Table 5. AU recognition results on DISFA. Best results are shown in bold. Second best results are shown in brackets.
Fig. 8.
figure 8

(a) Examples of AU predictions: ground-truth (top), fusion module (middle) and structure inference (bottom) prediction (: true positive, : false positive). (b) AUs correlation in BP4D (: positive, : negative). Line thickness is proportional with correlation magnitude. (c) Class activation map for AU24 that shows the discriminative regions of simple patch prediction (left) and DSIN (right). Best seen in color.
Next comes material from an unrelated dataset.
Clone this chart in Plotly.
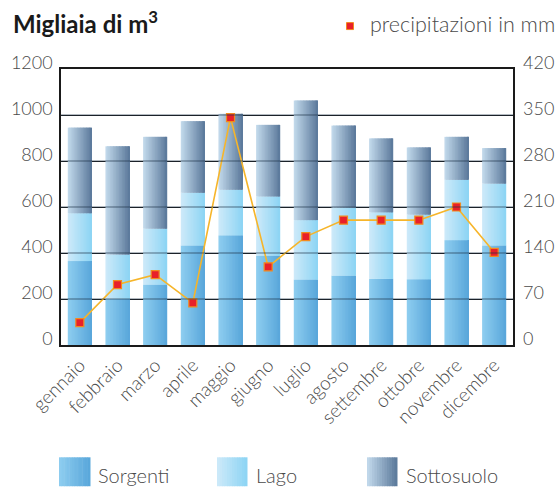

Qualitative Results. Figure 8(a) shows examples of how structure inference tends to correct predictions following AU correlations. We show the magnitude of AU correlations on BP4D in Fig. 8(b). In the first 3 column examples, AU06 and AU07 are not correctly classified by the fusion model (middle row). Both these AUs are highly correlated with already detected AUs like AU10, AU12 and AU14. Such correlation could be captured by SI (bottom row). The rightmost example shows how AU17, a false positive, is corrected. As shown in Fig. 8(b), AU17 is negatively correlated with AU4, which was already detected. In Fig. 8(c) we show a class activation map [15] for AU24 of the patch prediction (left) vs. the DSIN (right). Contrary to very localized patch prediction, the attention on right expands to a larger area of the face where possible correlated AUs might exist.

5 Conclusion

We proposed the Deep Structured Inference Network, designed to deal with both patch and structure learning for AU recognition. DSIN first learns independent local and global representations and corresponding predictions. Then, it learns relationships between predictions per AU through stacked fully connected layers. Finally, inspired by inference algorithms in graphical models, DSIN replicates a message passing mechanism in a connectionist fashion. This adds the ability to capture correlations in the output space. The model is end-to-end trainable and improves state-of-the-art results by 5.3% and 8.2% performance on BP4D and DISFA datasets, respectively. Future work includes learning patch structure at feature level and a structure inference module with increased capacity.